When I first ventured out into the workforce back in the Ice Age, I didn’t aspire to finesse marketing copy about computer software for a living. But I did aspire to be self-sufficient and leave room in my schedule to write feature stories, essays, and whatever other lower-paying prose my idealistic little heart desired. And my bread-and-butter commercial writing/editing work allows me to do both without much financial worry. Fact of the matter is, it’s infinitely harder to write a halfway decent humor essay when all you can think about is how you’re going to pay the rent tomorrow.
If you’re curious about the world of commercial writing (the bread-and-butter work that allows you to order steak once in a while, or donate a T-bone to a less-fortunate writer), check out the Well-Fed Writer, a website and book of the same name by author Peter Bowerman. The site is loaded with articles, e-books, and other nifty resources. You can also read an interview with Bowerman here, on The Renegade Writer blog. Maybe then you, too, will never again use the words “starving” and “writer” side by side in a sentence.
November 30th, 2006
One of the drawbacks of working at home as freelancer is that when all the local roads have transmogrified into deadly sheets of ice in your normally temperate, snow-plow-free city, you can’t claim that you’re “snowed in” and skip work like all your staffer friends and colleagues.
Such was the case Tuesday, after a few inches of snow reduced Monday evening’s rush hour commute to a turtle crawl. (Friends reported three- to six-hour drives home, instead of the usual one-hour slog.) So on Tuesday, while many of my friends “worked from home” (i.e., checked their work email periodically while playing poker online and marveling at John McBain’s really fake burn scars on OLTL), I found myself fresh out of excuses. Since I hadn’t lost power or broken my hip on the ice while walking the dog, I would still have to meet my deadlines. Unfortunately, my office was open for business.

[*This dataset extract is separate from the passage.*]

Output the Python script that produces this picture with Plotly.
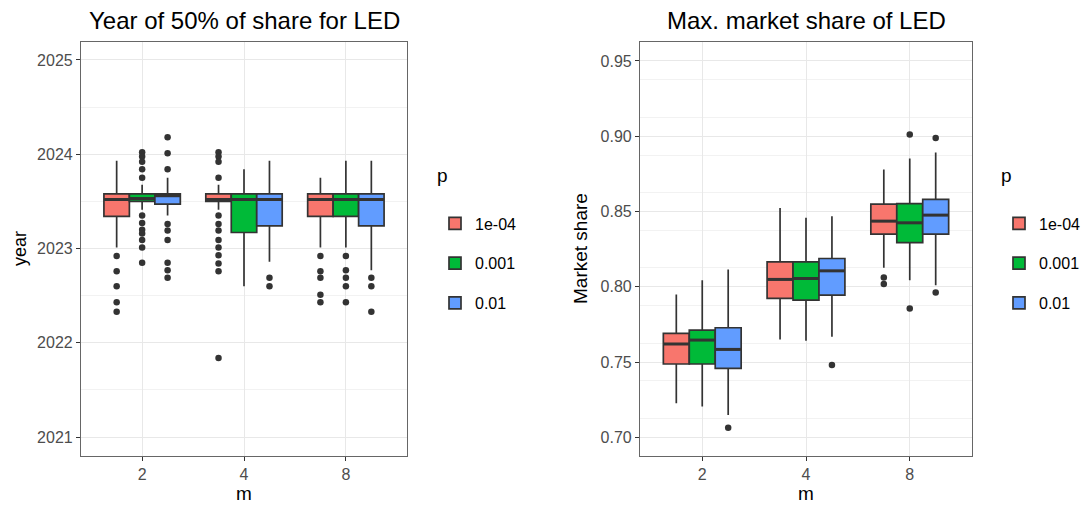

Some staffer friends, several of whom work for a big client of mine, had yesterday and today off. Today during lunch I called one such friend and asked if he was leaving work early to beat the fresh batch of snow we’re expecting (and the awful gridlock that would invariably ensue). But he was already home, mainly because he hadn’t gone in to work at all, and was well into his third hour of a 13-hour Lord of the Rings-athon.
Suffice it to say, I was feeling less smug by the minute about the October 17th Wall Street Journal headline I’d saved for posterity, “Commuters Heading to Work Earlier,” an article which I never got to read because I’m too cheap to subscribe to the WSJ. But I did manage to see the opening paragraph from some free business e-newsletter I get. It went like this:
With morning traffic worsening nationwide, more commuters are choosing to head to work in the predawn hours, extending the traditional 6 a.m. to 9 a.m. rush hour. More commuters now leave their homes before or after the peak hours, according to a recent report, while public transportation systems and businesses across the country are changing their hours to accommodate the trend.

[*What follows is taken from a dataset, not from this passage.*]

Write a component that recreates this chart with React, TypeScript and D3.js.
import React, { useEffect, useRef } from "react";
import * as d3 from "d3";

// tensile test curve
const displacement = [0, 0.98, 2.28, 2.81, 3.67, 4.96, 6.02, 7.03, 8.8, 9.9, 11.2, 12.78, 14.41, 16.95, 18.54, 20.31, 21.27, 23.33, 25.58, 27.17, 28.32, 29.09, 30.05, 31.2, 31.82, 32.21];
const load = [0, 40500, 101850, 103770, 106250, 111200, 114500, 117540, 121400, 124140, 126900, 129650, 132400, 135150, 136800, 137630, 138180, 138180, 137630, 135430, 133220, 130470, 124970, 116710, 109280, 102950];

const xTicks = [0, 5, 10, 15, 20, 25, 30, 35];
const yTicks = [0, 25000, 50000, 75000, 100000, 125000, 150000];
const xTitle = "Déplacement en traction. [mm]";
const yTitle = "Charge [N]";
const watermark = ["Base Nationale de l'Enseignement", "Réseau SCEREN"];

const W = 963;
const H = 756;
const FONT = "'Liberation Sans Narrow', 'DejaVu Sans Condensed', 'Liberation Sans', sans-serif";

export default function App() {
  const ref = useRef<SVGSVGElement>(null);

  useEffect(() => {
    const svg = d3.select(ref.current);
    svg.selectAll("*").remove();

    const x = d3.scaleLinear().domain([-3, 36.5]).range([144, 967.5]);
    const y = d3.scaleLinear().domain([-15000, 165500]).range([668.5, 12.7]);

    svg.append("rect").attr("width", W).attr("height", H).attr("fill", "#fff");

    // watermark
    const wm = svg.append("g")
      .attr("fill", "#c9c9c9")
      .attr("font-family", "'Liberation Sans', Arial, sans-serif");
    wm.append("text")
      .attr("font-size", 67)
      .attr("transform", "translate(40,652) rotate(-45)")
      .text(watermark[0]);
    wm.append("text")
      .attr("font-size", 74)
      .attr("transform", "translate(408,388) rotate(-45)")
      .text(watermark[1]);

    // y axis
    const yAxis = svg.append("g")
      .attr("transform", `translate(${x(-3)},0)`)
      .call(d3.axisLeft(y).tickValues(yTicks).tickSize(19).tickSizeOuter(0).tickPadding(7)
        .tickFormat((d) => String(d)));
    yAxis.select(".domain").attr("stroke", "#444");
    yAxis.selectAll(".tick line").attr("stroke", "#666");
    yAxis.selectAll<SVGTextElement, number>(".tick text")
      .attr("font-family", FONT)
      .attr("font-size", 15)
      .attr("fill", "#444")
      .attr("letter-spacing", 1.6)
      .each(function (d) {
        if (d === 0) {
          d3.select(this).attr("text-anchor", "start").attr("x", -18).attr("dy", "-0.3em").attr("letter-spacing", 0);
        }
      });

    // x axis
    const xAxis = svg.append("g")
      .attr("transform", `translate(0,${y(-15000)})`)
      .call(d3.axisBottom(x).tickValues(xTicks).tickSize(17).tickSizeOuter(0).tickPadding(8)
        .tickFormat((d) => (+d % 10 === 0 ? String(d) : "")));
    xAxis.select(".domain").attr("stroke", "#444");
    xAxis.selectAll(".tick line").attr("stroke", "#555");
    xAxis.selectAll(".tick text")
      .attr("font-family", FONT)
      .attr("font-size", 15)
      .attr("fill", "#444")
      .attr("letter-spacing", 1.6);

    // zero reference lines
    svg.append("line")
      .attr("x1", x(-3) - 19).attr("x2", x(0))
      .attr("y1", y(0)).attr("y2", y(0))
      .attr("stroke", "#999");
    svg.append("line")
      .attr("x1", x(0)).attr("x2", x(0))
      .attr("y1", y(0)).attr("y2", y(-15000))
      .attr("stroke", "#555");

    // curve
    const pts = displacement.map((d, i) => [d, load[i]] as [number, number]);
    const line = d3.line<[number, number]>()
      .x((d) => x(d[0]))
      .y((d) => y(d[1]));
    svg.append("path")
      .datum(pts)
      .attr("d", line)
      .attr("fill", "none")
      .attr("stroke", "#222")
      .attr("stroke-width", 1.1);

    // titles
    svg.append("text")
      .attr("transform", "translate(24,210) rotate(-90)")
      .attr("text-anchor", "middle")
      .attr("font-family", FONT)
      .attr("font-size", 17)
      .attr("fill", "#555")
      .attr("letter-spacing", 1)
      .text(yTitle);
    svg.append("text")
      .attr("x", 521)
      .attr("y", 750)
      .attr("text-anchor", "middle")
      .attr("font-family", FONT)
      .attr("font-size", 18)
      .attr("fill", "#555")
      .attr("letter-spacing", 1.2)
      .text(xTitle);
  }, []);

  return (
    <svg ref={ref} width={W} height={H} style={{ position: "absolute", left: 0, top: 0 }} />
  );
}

Blech (except for the flextime part). Only this week, the score is looking more like this: Employees, 1. Freelancers, 0.
[Correction, made on December 2: My LOTR-viewing friend informs me that he did not take off work this week. He was simply working at home, or WAH as they call it in megacorp-land. As I've been trying to tell my family for years, there is a difference. Only I watch GH while working, not LOTR.]
November 29th, 2006
Jessica Simpson’s been slated to star in another abomination of the silver screen, one that’s being hailed as a modern-day “Working Girl.” Just what we need, another dopey pin-up girl tainting the image of hard-working women everywhere. Though, to its credit, 1988’s “Working Girl” does serve as a vehicle for Melanie Griffith to utter this kickass line, which I put at the front of my book:
I’m not gonna spend the rest of my life working my ass off and getting nowhere just because I followed rules that I had nothing to do with setting up.
November 29th, 2006
To milk last week’s holiday with ignoble origins a tad longer, following are a few recent news items that made me stand on my desk and cheer (that is, on top of the cancellation of the O.J. media blitz):
The Wall Street Journal released its “50 Women to Watch” list for 2006. Interesting Broadsheet notes here on philanthropist extraordinaire Melinda Gates making the top slot.

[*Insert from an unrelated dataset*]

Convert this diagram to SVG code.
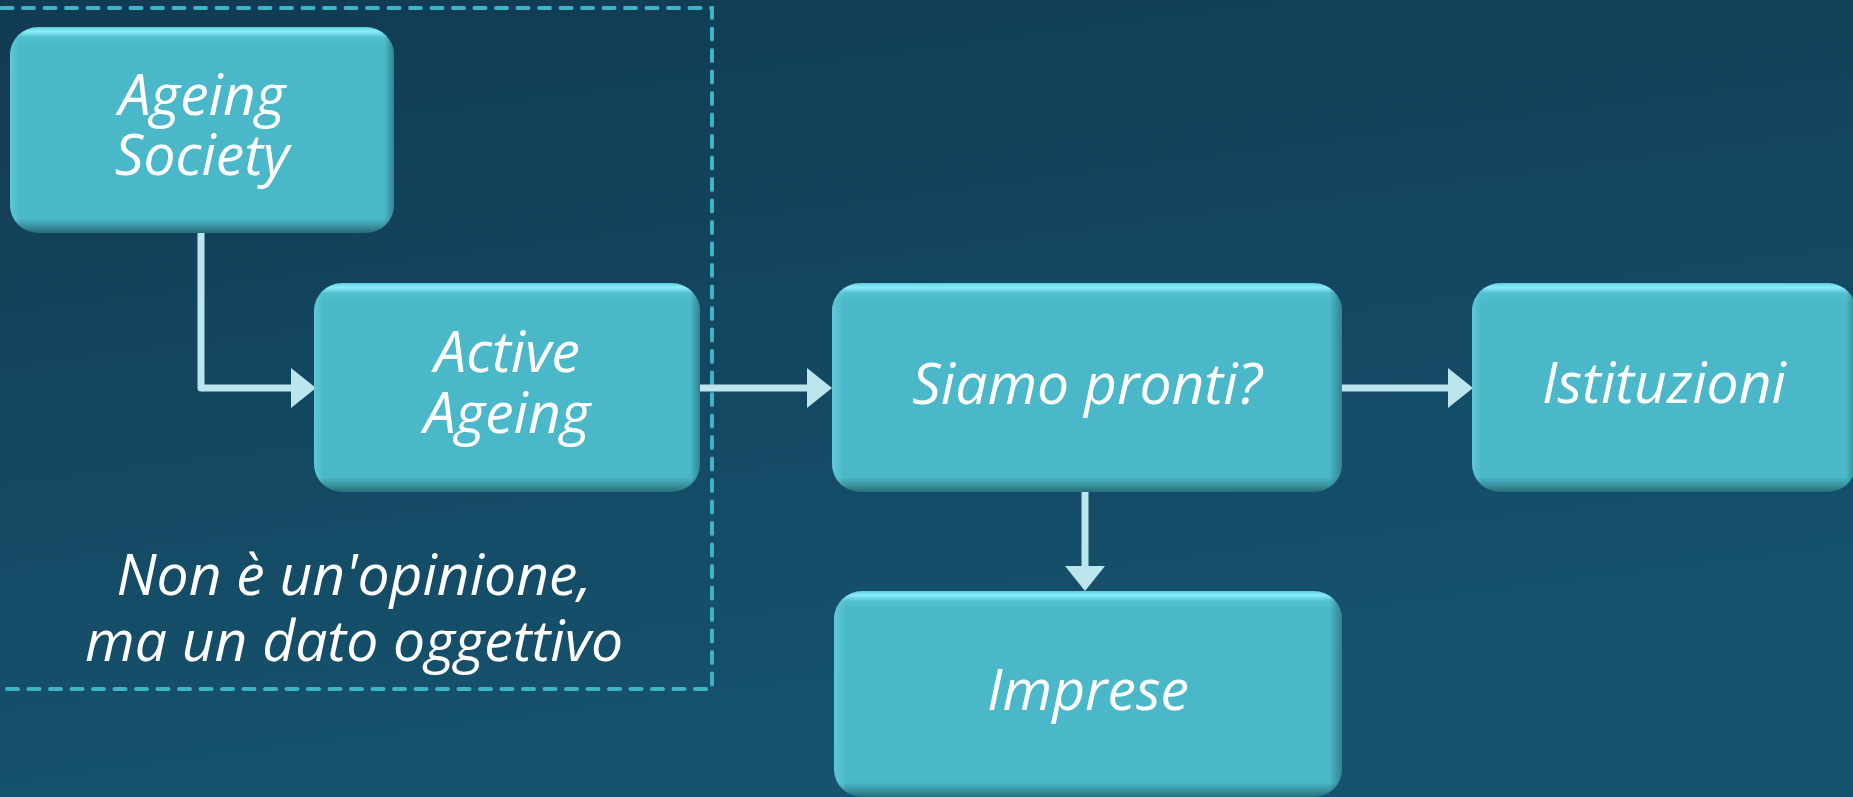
<svg xmlns="http://www.w3.org/2000/svg" width="1853" height="797" viewBox="0 0 1853 797">
<style>
.lbl{font-family:"Open Sans","Noto Sans","DejaVu Sans",sans-serif;font-style:italic;font-size:57px;fill:#ffffff;text-anchor:middle}
.box{fill:url(#boxV)}
.boxh{fill:url(#boxH)}
.conn{fill:none;stroke:#bde5ed;stroke-width:7;stroke-linejoin:round;marker-end:url(#ah)}
.frame{fill:none;stroke:#3fb4c5;stroke-width:4;stroke-dasharray:11 10.5;stroke-linecap:round}
</style>
<defs>
<linearGradient id="bg" x1="0" y1="0" x2="0.3" y2="1">
<stop offset="0" stop-color="#113b52"/>
<stop offset="1" stop-color="#16536f"/>
</linearGradient>
<linearGradient id="boxV" x1="0" y1="0" x2="0" y2="1">
<stop offset="0" stop-color="#5ccbd9"/>
<stop offset="0.02" stop-color="#8aeefc"/>
<stop offset="0.05" stop-color="#52c0cf"/>
<stop offset="0.1" stop-color="#4ab8c8"/>
<stop offset="0.93" stop-color="#4ab8c8"/>
<stop offset="0.965" stop-color="#3a96a3"/>
<stop offset="1" stop-color="#286c78"/>
</linearGradient>
<linearGradient id="boxH" x1="0" y1="0" x2="1" y2="0">
<stop offset="0" stop-color="#8ae6f2" stop-opacity="0.35"/>
<stop offset="0.025" stop-color="#8ae6f2" stop-opacity="0"/>
<stop offset="0.975" stop-color="#1c4f58" stop-opacity="0"/>
<stop offset="1" stop-color="#1c4f58" stop-opacity="0.5"/>
</linearGradient>
<marker id="ah" markerUnits="userSpaceOnUse" markerWidth="26" markerHeight="42" viewBox="0 -21 26 42" refX="1" refY="0" orient="auto">
<path d="M0,-20 L25,0 L0,20 z" fill="#bde5ed"/>
</marker>
</defs>
<rect x="0" y="0" width="1853" height="797" fill="url(#bg)"/>
<rect x="-20" y="8" width="732" height="681" class="frame"/>
<g id="connectors">
<path class="conn" d="M201,233 V388 H292"/>
<path class="conn" d="M700,388 H808"/>
<path class="conn" d="M1342,388 H1449"/>
<path class="conn" d="M1085,492 V567"/>
</g>
<g id="node-ageing-society">
<rect class="box" x="10" y="27" width="384" height="206" rx="28"/>
<rect class="boxh" x="10" y="27" width="384" height="206" rx="28"/>
<text class="lbl" x="202" y="115">Ageing</text>
<text class="lbl" x="202" y="175">Society</text>
</g>
<g id="node-active-ageing">
<rect class="box" x="314" y="283" width="386" height="209" rx="28"/>
<rect class="boxh" x="314" y="283" width="386" height="209" rx="28"/>
<text class="lbl" x="507" y="372">Active</text>
<text class="lbl" x="507" y="433">Ageing</text>
</g>
<g id="node-siamo-pronti">
<rect class="box" x="832" y="283" width="510" height="209" rx="28"/>
<rect class="boxh" x="832" y="283" width="510" height="209" rx="28"/>
<text class="lbl" x="1087" y="404">Siamo pronti?</text>
</g>
<g id="node-istituzioni">
<rect class="box" x="1472" y="283" width="384" height="209" rx="28"/>
<rect class="boxh" x="1472" y="283" width="384" height="209" rx="28"/>
<text class="lbl" x="1664" y="403">Istituzioni</text>
</g>
<g id="node-imprese">
<rect class="box" x="834" y="591" width="508" height="206" rx="28"/>
<rect class="boxh" x="834" y="591" width="508" height="206" rx="28"/>
<text class="lbl" x="1088" y="710">Imprese</text>
</g>
<g id="note">
<text class="lbl" x="354" y="595">Non è un'opinione,</text>
<text class="lbl" x="354" y="661">ma un dato oggettivo</text>
</g>
</svg>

The Seattle Post-Intelligencer ran a kickass series this month called “The Glass Ceiling: Where a Rise to the Top Stops.” I especially liked the piece on the “Women at the Top” class offered in the University of Washington’s MBA program, which tackles such corporate-ladder issues as dealing with authority (is that a newspaper euphemism for dealing with harassment in the workplace?), balancing family with career, and facing the consequences of leaving the workforce temporarily to raise kids. (Why do we need yet another newspaper series like this? Because as Elana Centor points out on Blogher, the recent appointment of Kerrii Anderson to permanent CEO of Wendy’s brings the total number of women running Fortune 1000 companies to a whopping 2.1 percent. Uh, yay?)
And finally, USA Today has been running a six-week “Young and in Debt” series, which I’m sure most of us can relate to. Check out the live chat today — Monday, November 27 — at noon EST. (Thanks to Boston Gal’s Open Wallet for alerting me to this series.)